Les petits mystères, ouverts à tous, à Agraï, à l’est d’Athènes, sur les rives du fleuve Ilissos. Ils se déroulent principalement sous la forme de rites de purification dans les eaux du fleuve. C’est au cours des petits mystères que débute l’instruction des candidats à l’initiation. Ces derniers, à la fin des cérémonies, prennent le nom de mystes "initié".

 

A l’automne ont lieu les grands mystères, rites s’étalant sur 9 jours accessibles aux seuls mystes. Ils débutent par le départ d’une procession de jeunes hommes, les éphèbes, se rendant d’Athènes jusqu’à Éleusis pour y chercher les hiéras (objets sacrés). Ceux-ci sont ensuite rapportés voilés jusqu’à Athènes, où ils sont déposés dans le sanctuaire de l’Éleusinion.

Les cérémonies se poursuivent pour les mystes par un bain purificateur dans la mer, où est également plongé un porcelet qui est ensuite sacrifié. Une nouvelle procession part alors d’Athènes pour retourner à Éleusis et y rapporter les hiéras. À Éleusis se déroulent des célébrations de Déméter et Perséphone et des sacrifices en leur honneur.

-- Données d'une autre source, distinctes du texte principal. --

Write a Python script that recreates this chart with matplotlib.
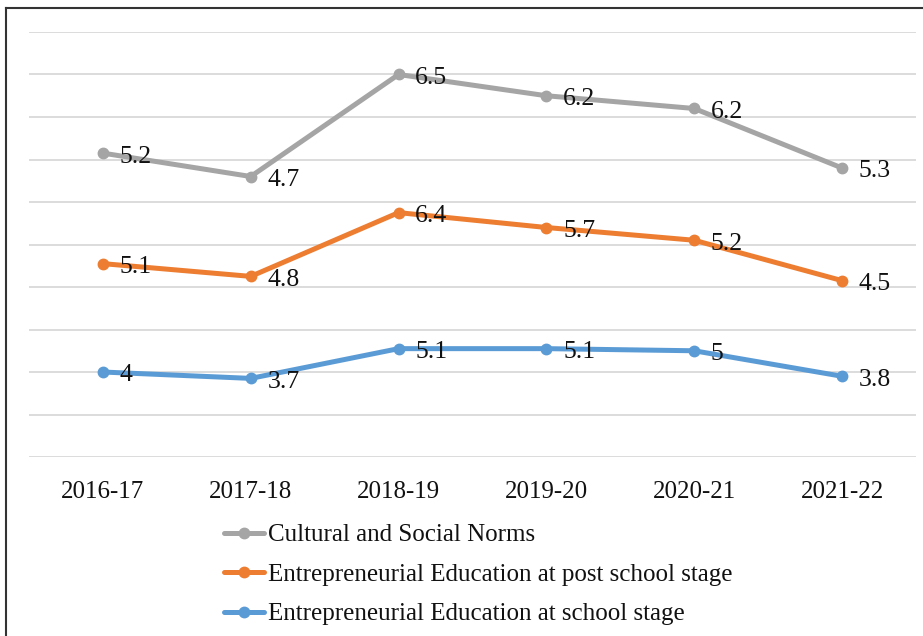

L'initiation aux grands mystères a lieu dans le Télestérion, après consommation d’une boisson sacrée, le kykéon, composé d´eau farinée.

Seuls les initiés avaient le droit de pénétrer dans le Télestérion et d'assister aux mystères. Nul n'avait le droit d'en révéler le secret sous peine de mort. Ils comprenaient probablement des représentations sacrées de la quête terrestre de Déméter à la recherche de sa fille Perséphone.

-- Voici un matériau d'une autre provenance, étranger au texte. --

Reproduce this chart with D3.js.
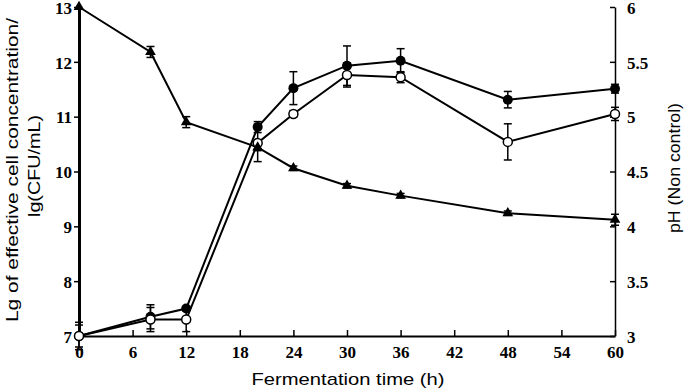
<!DOCTYPE html>
<html lang="en">
<head>
<meta charset="UTF-8">
<title>Cell concentration and pH during fermentation</title>
<script src="https://d3js.org/d3.v7.min.js"></script>
<style>
    body { margin: 0; background: #fff; }
    .tick text { font-family: "Liberation Serif", "Times New Roman", serif; font-weight: bold; font-size: 17px; fill: #000; }
    .title { font-family: "Liberation Sans", Arial, sans-serif; font-size: 17px; fill: #000; }
</style>
</head>
<body>
<svg width="685" height="391"></svg>
<script>
// fermentation time (h)
var hours = [0, 8, 12, 20, 24, 30, 36, 48, 60];
// lg(CFU/mL), filled circles
var cellFilled = [7.0, 7.35, 7.5, 10.81, 11.52, 11.93, 12.02, 11.31, 11.51];
var cellFilledErr = [0.25, 0.22, 0.04, 0.1, 0.3, 0.36, 0.22, 0.15, 0.08];
// lg(CFU/mL), open circles
var cellOpen = [7.0, 7.3, 7.3, 10.52, 11.05, 11.76, 11.72, 10.54, 11.05];
var cellOpenErr = [0.2, 0.22, 0.22, 0.34, 0.06, 0.22, 0.1, 0.33, 0.12];
// pH (non control), triangles
var pH = [6.0, 5.59, 4.95, 4.72, 4.53, 4.37, 4.28, 4.12, 4.06];
var pHErr = [0, 0.05, 0.05, 0.03, 0.02, 0.02, 0.02, 0.02, 0.05];

var xTicks = [0, 6, 12, 18, 24, 30, 36, 42, 48, 54, 60];
var yLeftTicks = [7, 8, 9, 10, 11, 12, 13];
var yRightTicks = [3, 3.5, 4, 4.5, 5, 5.5, 6];

var plotL = 79, plotR = 615, plotT = 7, plotB = 336;

var svg = d3.select("svg");

var x = d3.scaleLinear().domain([0, 60]).range([plotL, plotR]);
var yL = d3.scaleLinear().domain([7, 13]).range([plotB, plotT]);
var yR = d3.scaleLinear().domain([3, 6]).range([plotB, plotT]);

// x axis, ticks pointing up
var gx = svg.append("g")
    .attr("transform", "translate(0," + plotB + ")")
    .call(d3.axisBottom(x).tickValues(xTicks).tickSizeInner(-6).tickSizeOuter(0).tickPadding(14).tickFormat(d3.format("d")));
gx.select(".domain").attr("stroke-width", 2);
gx.selectAll(".tick line").attr("stroke-width", 1.5);
gx.selectAll(".tick text").attr("dy", "0.71em").attr("y", 10);

// left axis
var gl = svg.append("g")
    .attr("transform", "translate(" + plotL + ",0)")
    .call(d3.axisLeft(yL).tickValues(yLeftTicks).tickSizeInner(5).tickSizeOuter(0).tickPadding(2).tickFormat(d3.format("d")));
gl.select(".domain").attr("stroke-width", 3);
gl.selectAll(".tick line").attr("stroke-width", 1.5);
gl.selectAll(".tick text").attr("dy", "0.37em");

// right axis, ticks pointing in
var gr = svg.append("g")
    .attr("transform", "translate(" + plotR + ",0)")
    .call(d3.axisRight(yR).tickValues(yRightTicks).tickSizeInner(-5).tickSizeOuter(0).tickPadding(12).tickFormat(function(d) { return d; }));
gr.select(".domain").attr("stroke-width", 1.5);
gr.selectAll(".tick line").attr("stroke-width", 1.5);
gr.selectAll(".tick text").attr("dy", "0.37em");

// titles
svg.append("text").attr("class", "title")
    .attr("x", 348).attr("y", 385).attr("text-anchor", "middle")
    .attr("textLength", 193).attr("lengthAdjust", "spacingAndGlyphs")
    .text("Fermentation time (h)");
svg.append("text").attr("class", "title")
    .attr("transform", "translate(18,170) rotate(-90)").attr("text-anchor", "middle")
    .attr("textLength", 304).attr("lengthAdjust", "spacingAndGlyphs")
    .text("Lg of effective cell concentration/");
svg.append("text").attr("class", "title")
    .attr("transform", "translate(40,166) rotate(-90)").attr("text-anchor", "middle")
    .attr("textLength", 102).attr("lengthAdjust", "spacingAndGlyphs")
    .text("lg(CFU/mL)");
svg.append("text").attr("class", "title")
    .attr("transform", "translate(680,168) rotate(-90)").attr("text-anchor", "middle")
    .attr("textLength", 130).attr("lengthAdjust", "spacingAndGlyphs")
    .text("pH (Non control)");

function series(vals, errs, y) {
    return hours.map(function(h, i) { return {x: h, y: vals[i], e: errs[i], sc: y}; });
}
var sFilled = series(cellFilled, cellFilledErr, yL);
var sOpen = series(cellOpen, cellOpenErr, yL);
var sPH = series(pH, pHErr, yR);

function drawErr(data) {
    var g = svg.append("g").attr("stroke", "#000").attr("stroke-width", 1.5);
    data.filter(function(d) { return d.e > 0; }).forEach(function(d) {
        var cx = x(d.x), y1 = d.sc(d.y - d.e), y2 = d.sc(d.y + d.e);
        g.append("line").attr("x1", cx).attr("x2", cx).attr("y1", y1).attr("y2", y2);
        g.append("line").attr("x1", cx - 4).attr("x2", cx + 4).attr("y1", y1).attr("y2", y1);
        g.append("line").attr("x1", cx - 4).attr("x2", cx + 4).attr("y1", y2).attr("y2", y2);
    });
}
function drawLine(data) {
    svg.append("path").datum(data)
        .attr("fill", "none").attr("stroke", "#000").attr("stroke-width", 2)
        .attr("d", d3.line().x(function(d) { return x(d.x); }).y(function(d) { return d.sc(d.y); }));
}

drawErr(sFilled); drawErr(sOpen); drawErr(sPH);
drawLine(sPH); drawLine(sFilled); drawLine(sOpen);

svg.selectAll(".filled").data(sFilled).enter().append("circle")
    .attr("cx", function(d) { return x(d.x); }).attr("cy", function(d) { return yL(d.y); })
    .attr("r", 5).attr("fill", "#000");
svg.selectAll(".open").data(sOpen).enter().append("circle")
    .attr("cx", function(d) { return x(d.x); }).attr("cy", function(d) { return yL(d.y); })
    .attr("r", 4.5).attr("fill", "#fff").attr("stroke", "#000").attr("stroke-width", 1.5);
svg.selectAll(".tri").data(sPH).enter().append("path")
    .attr("transform", function(d) { return "translate(" + x(d.x) + "," + yR(d.y) + ")"; })
    .attr("d", d3.symbol().type(d3.symbolTriangle).size(50))
    .attr("fill", "#000");
</script>
</body>
</html>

Les initiés eux-mêmes entraient alors dans la peau de Déméter, errant dans le Télestérion plongé dans l’obscurité. La fin de la quête de la déesse et la réapparition à la surface de Perséphone est signifiée par le retour de la lumière dans le
temple et la présentation aux initiés d’un épi de blé.

Les grands mystères comprennent une seconde étape, à laquelle ne peuvent participer que ceux qui ont été initiés depuis une année au moins. Il s’agit certainement aussi d’une représentation sacrée, mais qui, évoquant l’union de Déméter et de Zeus, se rapproche plus d’un culte de la fertilité.

C’est à la fin de cette étape que les initiés prennent le nom d’epoptes,  "ceux qui savent" ; ou
les Epoptai, «  ceux qui ont vu »

Nous avions parlé de ce
mystérion, à propos des autoportraits de Poussin.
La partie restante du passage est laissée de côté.